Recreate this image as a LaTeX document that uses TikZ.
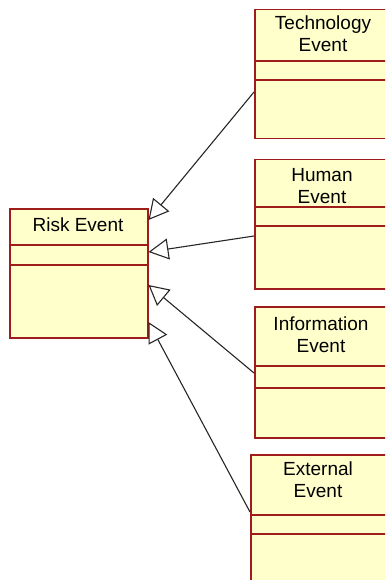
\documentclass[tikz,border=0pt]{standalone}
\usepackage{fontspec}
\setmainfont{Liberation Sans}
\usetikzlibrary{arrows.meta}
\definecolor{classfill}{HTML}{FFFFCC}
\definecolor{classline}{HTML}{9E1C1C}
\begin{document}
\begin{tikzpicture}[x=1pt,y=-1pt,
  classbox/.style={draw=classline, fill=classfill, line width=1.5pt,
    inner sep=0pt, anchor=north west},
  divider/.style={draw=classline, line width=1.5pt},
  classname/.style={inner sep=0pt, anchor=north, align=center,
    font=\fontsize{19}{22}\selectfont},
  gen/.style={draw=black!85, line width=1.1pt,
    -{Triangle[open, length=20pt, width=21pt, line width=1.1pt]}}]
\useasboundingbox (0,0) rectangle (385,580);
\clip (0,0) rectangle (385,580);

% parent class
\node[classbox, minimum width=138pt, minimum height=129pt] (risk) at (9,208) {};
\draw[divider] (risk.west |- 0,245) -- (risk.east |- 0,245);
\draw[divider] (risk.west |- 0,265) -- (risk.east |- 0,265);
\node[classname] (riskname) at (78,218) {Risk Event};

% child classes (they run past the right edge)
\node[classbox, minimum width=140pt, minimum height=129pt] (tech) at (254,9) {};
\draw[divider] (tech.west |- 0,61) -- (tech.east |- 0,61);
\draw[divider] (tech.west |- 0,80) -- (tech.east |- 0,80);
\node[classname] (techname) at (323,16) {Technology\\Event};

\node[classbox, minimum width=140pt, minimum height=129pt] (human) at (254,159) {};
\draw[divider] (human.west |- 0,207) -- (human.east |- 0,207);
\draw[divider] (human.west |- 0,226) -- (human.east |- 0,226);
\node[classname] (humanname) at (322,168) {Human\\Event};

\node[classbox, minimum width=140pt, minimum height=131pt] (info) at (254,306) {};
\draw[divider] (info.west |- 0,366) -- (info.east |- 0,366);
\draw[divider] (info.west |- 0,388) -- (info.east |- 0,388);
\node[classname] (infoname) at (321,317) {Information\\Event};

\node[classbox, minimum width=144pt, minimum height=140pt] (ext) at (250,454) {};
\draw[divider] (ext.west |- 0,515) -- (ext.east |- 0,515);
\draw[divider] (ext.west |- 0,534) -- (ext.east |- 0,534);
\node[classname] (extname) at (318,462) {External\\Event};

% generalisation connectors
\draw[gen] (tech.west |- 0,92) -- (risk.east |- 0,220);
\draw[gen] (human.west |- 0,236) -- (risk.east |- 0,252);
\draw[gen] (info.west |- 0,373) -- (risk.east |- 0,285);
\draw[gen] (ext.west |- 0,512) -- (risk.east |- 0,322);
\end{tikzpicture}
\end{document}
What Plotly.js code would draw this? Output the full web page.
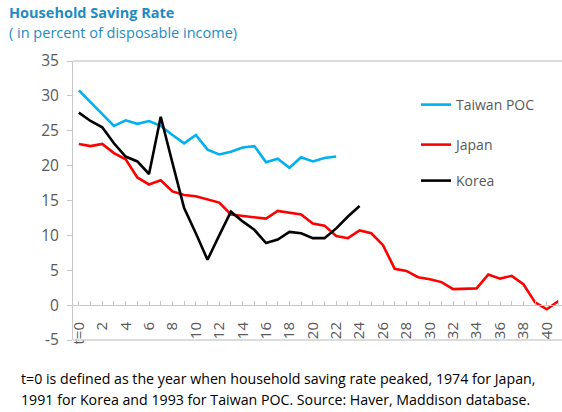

········

■ TASK INSTRUCTIONS
Quote all the records verbatim, dropping any pictures from your copy.

■ RESULT
Recreate this image as a LaTeX document that uses TikZ.
\documentclass[tikz,border=0pt]{standalone}
\usepackage{fontspec}
\setmainfont{Liberation Sans}
\usetikzlibrary{arrows.meta}
\definecolor{classfill}{HTML}{FFFFCC}
\definecolor{classline}{HTML}{9E1C1C}
\begin{document}
\begin{tikzpicture}[x=1pt,y=-1pt,
  classbox/.style={draw=classline, fill=classfill, line width=1.5pt,
    inner sep=0pt, anchor=north west},
  divider/.style={draw=classline, line width=1.5pt},
  classname/.style={inner sep=0pt, anchor=north, align=center,
    font=\fontsize{19}{22}\selectfont},
  gen/.style={draw=black!85, line width=1.1pt,
    -{Triangle[open, length=20pt, width=21pt, line width=1.1pt]}}]
\useasboundingbox (0,0) rectangle (385,580);
\clip (0,0) rectangle (385,580);

% parent class
\node[classbox, minimum width=138pt, minimum height=129pt] (risk) at (9,208) {};
\draw[divider] (risk.west |- 0,245) -- (risk.east |- 0,245);
\draw[divider] (risk.west |- 0,265) -- (risk.east |- 0,265);
\node[classname] (riskname) at (78,218) {Risk Event};

% child classes (they run past the right edge)
\node[classbox, minimum width=140pt, minimum height=129pt] (tech) at (254,9) {};
\draw[divider] (tech.west |- 0,61) -- (tech.east |- 0,61);
\draw[divider] (tech.west |- 0,80) -- (tech.east |- 0,80);
\node[classname] (techname) at (323,16) {Technology\\Event};

\node[classbox, minimum width=140pt, minimum height=129pt] (human) at (254,159) {};
\draw[divider] (human.west |- 0,207) -- (human.east |- 0,207);
\draw[divider] (human.west |- 0,226) -- (human.east |- 0,226);
\node[classname] (humanname) at (322,168) {Human\\Event};

\node[classbox, minimum width=140pt, minimum height=131pt] (info) at (254,306) {};
\draw[divider] (info.west |- 0,366) -- (info.east |- 0,366);
\draw[divider] (info.west |- 0,388) -- (info.east |- 0,388);
\node[classname] (infoname) at (321,317) {Information\\Event};

\node[classbox, minimum width=144pt, minimum height=140pt] (ext) at (250,454) {};
\draw[divider] (ext.west |- 0,515) -- (ext.east |- 0,515);
\draw[divider] (ext.west |- 0,534) -- (ext.east |- 0,534);
\node[classname] (extname) at (318,462) {External\\Event};

% generalisation connectors
\draw[gen] (tech.west |- 0,92) -- (risk.east |- 0,220);
\draw[gen] (human.west |- 0,236) -- (risk.east |- 0,252);
\draw[gen] (info.west |- 0,373) -- (risk.east |- 0,285);
\draw[gen] (ext.west |- 0,512) -- (risk.east |- 0,322);
\end{tikzpicture}
\end{document}
What Plotly.js code would draw this? Output the full web page.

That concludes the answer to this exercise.